Friday, March 7, 2003

Shed giant sign, county tells Hustler

By Michael D. Clark
The Cincinnati Enquirer

[photo] The Hustler sign Hamilton County officials ordered removed is on an office building within yards of Carthage, just north of Seymour Avenue interchange off Interstate 75.
(Michael Snyder photo)
| ZOOM |
The Tristate's largest sexually oriented business - Hustler of Hollywood - is being told to take it off.

Hamilton County officials are ordering the removal of a store advertising banner, which simply states the store's name, from a building just off Interstate 75.

It's the latest round in the long-running battle between Jimmy Flynt, owner of the adult store, and Sharonville-based Citizens for Community Values (CCV), whose supporters recently complained to zoning officials about the giant banner and continue to successfully lobby area billboard companies to deny the store any outdoor advertising in the Tristate.

Flynt - brother of Hustler magazine founder Larry Flynt and business partner in the company's international adult-entertainment, retail and publishing empire - manages the Hustler of Hollywood store at the I-75 and Ohio 63 interchange in Monroe. It was opened in late 2000 as a prototype for a national chain of Hustler retail outlets.

The store's leasing contracts for two I-75 billboards owned by the Baton Rouge, La.-based Lamar Outdoor Advertising were not renewed last fall, after company officials said they were persuaded by CCV that such advertising ran counter to Greater Cincinnati community standards.

Flynt said he was then forced to advertise with a makeshift banner tied to the side of a nearly empty office building within yards of I-75 in Carthage, just north of the Seymour Avenue interchange at 125 City Center Drive.

"It's the same old story with the CCV. They forced Lamar, and other billboard companies, to stop doing business with me even though I do business with Lamar and other companies everywhere else in the country but I can't here in Cincinnati," said Flynt, who plans to remove his sign.

Phil Burress, president of the anti-pornography CCV, said the Hustler banner "is more a sign of desperation than advertising by the Flynts."

"The offensive nature of anything that represents the Flynts is opposite of the values of Cincinnati. We're trying to protect the families of Cincinnati and they are not welcomed here," said Burress.

The City Center Drive building is owned by Cincinnati-based MSV Properties; and though officials with the firm declined to comment, Hamilton County zoning inspector Mike Burman has told them they will soon face fines of a $100 a day if they do not remove the Hustler advertising banner, which is visible only to northbound I-75 traffic.

Burman said the banner violates seven county zoning laws pertaining to outdoor advertising, including: advertising without a permit; posting an oversized banner; advertising too close to the highway; covering up a building's windows; and advertising an off-premise business, which is only allowed on billboards.

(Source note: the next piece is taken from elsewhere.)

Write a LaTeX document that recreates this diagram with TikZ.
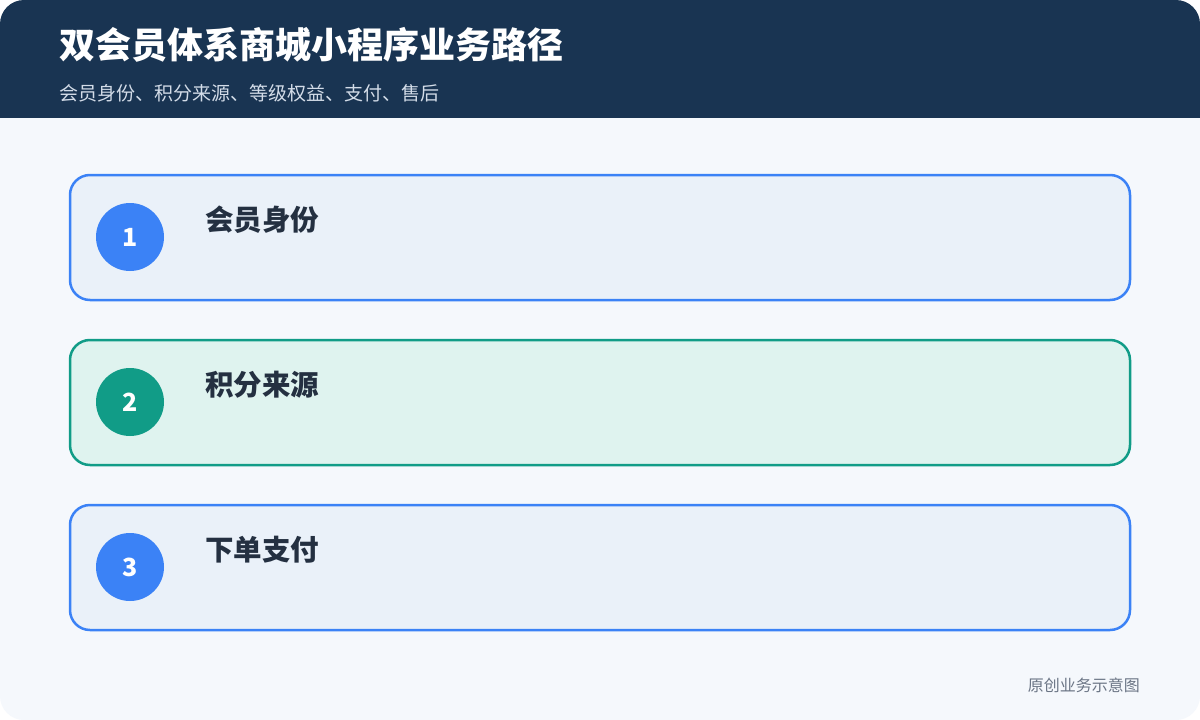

Burman acknowledged that CCV supporters lodged complaints about the Hustler sign, but said "no matter whose sign it was, if they are violating the law ... we'd be going after them just as hard."

He said he has issued the two required warnings to officials of MSV Properties and now the company will begin to be fined for the misdemeanor infraction unless Hustler removes the banner.

Flynt said he will soon be opening a Hustler Entertainment Inc. office in the two-story building to handle business operations for his two area Hustler stores. Flynt also operates a smaller adult store in downtown Cincinnati on Elm Street, but unlike the larger Monroe store it does not carry explicit adult videos and DVDs.

Flynt said is undecided whether to pursue legal action against billboard companies.

He conceded that having no outdoor advertising, especially along the heavily traveled I-75 corridor, cuts into his ability to attract transient customers. But he added, "as far as the local customers, they already know where we are."